Data listing ::
--------------------------------
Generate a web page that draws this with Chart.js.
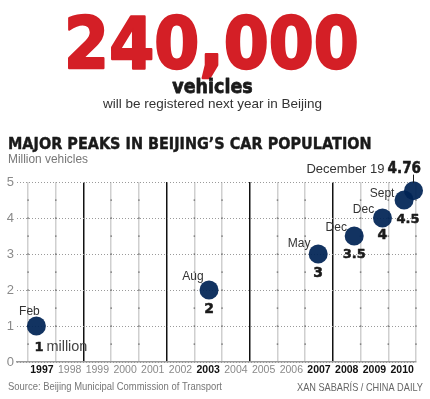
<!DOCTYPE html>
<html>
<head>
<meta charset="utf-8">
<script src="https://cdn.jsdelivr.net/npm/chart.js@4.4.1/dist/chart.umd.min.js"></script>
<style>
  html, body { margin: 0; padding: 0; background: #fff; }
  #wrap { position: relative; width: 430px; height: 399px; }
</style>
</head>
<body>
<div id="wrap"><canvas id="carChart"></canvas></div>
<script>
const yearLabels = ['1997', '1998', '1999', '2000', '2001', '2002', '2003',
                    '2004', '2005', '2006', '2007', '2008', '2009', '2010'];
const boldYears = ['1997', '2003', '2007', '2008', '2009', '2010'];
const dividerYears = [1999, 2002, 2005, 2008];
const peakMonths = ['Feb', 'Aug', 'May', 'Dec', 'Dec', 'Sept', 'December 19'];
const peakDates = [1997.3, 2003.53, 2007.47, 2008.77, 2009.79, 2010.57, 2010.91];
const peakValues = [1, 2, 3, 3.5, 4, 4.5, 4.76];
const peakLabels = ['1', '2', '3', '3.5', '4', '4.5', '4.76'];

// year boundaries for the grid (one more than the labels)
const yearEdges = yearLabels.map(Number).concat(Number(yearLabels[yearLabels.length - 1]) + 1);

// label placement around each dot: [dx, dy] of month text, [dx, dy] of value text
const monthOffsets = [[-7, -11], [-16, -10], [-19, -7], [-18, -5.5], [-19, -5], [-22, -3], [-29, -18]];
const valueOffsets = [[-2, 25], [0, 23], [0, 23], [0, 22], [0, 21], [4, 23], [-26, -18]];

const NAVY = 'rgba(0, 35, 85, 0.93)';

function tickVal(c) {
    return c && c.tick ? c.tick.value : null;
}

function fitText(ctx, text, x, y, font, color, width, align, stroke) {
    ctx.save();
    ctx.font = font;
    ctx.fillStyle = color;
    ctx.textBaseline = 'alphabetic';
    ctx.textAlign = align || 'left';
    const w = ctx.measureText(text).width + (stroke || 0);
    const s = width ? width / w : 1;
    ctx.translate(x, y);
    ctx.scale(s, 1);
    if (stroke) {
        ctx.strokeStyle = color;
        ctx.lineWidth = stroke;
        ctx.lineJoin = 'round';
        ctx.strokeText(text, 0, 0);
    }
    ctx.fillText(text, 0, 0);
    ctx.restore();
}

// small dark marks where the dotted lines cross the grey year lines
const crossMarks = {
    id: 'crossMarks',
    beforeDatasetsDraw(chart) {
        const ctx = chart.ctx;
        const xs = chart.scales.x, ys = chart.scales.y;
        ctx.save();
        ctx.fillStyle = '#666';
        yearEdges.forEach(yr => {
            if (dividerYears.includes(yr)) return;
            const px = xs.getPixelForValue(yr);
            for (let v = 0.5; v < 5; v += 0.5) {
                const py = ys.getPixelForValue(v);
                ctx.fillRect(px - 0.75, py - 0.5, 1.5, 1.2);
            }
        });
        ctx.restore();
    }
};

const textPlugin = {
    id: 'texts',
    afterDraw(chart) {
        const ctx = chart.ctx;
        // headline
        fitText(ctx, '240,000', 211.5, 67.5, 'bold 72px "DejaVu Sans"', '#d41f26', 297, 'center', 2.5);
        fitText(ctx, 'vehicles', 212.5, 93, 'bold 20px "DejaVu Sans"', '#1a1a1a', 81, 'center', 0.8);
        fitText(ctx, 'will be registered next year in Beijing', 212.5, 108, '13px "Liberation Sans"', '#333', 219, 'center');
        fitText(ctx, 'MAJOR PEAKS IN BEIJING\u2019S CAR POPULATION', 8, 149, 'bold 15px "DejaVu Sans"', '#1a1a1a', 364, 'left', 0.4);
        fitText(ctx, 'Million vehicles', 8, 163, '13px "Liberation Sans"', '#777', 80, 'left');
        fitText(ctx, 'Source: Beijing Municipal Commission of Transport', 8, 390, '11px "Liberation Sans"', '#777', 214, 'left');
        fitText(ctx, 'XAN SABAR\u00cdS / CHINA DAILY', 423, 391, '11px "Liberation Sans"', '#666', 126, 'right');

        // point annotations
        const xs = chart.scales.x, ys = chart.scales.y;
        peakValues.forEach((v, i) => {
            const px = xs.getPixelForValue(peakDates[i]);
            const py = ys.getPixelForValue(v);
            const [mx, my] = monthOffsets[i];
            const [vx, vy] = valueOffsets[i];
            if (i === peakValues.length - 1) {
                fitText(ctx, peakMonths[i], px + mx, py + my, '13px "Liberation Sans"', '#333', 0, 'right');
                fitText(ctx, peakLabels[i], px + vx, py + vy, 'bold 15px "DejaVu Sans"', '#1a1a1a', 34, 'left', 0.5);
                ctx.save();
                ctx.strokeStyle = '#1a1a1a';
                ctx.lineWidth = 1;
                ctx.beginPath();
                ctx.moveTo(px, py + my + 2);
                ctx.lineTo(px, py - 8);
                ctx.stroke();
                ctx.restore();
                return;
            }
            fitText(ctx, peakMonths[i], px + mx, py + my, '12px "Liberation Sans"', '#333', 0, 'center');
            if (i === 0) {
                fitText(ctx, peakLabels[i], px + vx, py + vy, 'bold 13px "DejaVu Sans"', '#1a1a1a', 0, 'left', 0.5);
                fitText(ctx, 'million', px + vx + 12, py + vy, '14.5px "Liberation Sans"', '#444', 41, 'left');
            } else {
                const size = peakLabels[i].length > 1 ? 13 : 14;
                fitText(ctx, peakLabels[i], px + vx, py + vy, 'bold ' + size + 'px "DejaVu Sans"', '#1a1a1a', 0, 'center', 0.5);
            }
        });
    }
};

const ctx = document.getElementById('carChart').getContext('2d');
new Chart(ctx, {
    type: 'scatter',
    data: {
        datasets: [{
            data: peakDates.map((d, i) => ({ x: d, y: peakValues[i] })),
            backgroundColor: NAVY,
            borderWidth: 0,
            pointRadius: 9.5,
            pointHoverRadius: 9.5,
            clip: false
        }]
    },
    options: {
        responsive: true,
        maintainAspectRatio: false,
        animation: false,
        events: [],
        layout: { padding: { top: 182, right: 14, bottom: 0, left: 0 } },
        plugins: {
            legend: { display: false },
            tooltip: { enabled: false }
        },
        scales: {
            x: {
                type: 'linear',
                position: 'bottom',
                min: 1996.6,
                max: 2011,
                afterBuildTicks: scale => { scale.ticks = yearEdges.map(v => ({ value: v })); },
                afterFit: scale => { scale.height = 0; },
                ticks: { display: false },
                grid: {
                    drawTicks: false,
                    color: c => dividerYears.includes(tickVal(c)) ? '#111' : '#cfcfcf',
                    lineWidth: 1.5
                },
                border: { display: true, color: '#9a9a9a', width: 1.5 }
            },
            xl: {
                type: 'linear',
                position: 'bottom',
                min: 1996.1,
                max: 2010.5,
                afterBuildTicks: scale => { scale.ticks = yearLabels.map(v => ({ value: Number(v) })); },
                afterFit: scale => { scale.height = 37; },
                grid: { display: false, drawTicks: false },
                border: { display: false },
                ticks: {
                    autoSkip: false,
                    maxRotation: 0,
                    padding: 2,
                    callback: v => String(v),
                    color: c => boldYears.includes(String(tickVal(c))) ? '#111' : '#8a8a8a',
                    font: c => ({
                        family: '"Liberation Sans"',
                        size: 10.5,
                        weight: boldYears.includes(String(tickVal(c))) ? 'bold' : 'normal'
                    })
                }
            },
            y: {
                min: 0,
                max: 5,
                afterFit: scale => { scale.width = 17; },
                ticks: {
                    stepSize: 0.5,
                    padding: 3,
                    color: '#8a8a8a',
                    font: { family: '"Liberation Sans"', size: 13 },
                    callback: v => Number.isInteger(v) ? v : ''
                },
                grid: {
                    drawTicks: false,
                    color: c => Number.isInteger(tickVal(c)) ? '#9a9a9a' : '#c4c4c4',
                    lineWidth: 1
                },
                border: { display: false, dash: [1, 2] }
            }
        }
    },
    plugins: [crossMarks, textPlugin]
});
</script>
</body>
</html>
--------------------------------
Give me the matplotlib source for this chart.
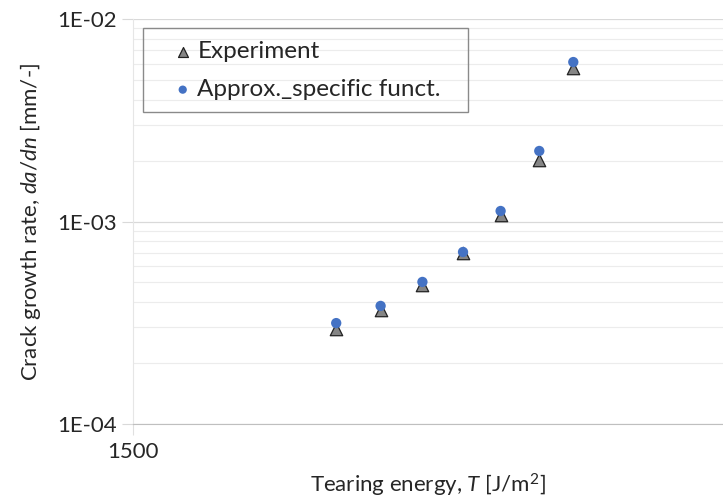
--------------------------------
Stated exercise :: Look through the entries above and report each line where the string "this" occurs.

Written response ::
Generate a web page that draws this with Chart.js.
Give me the matplotlib source for this chart.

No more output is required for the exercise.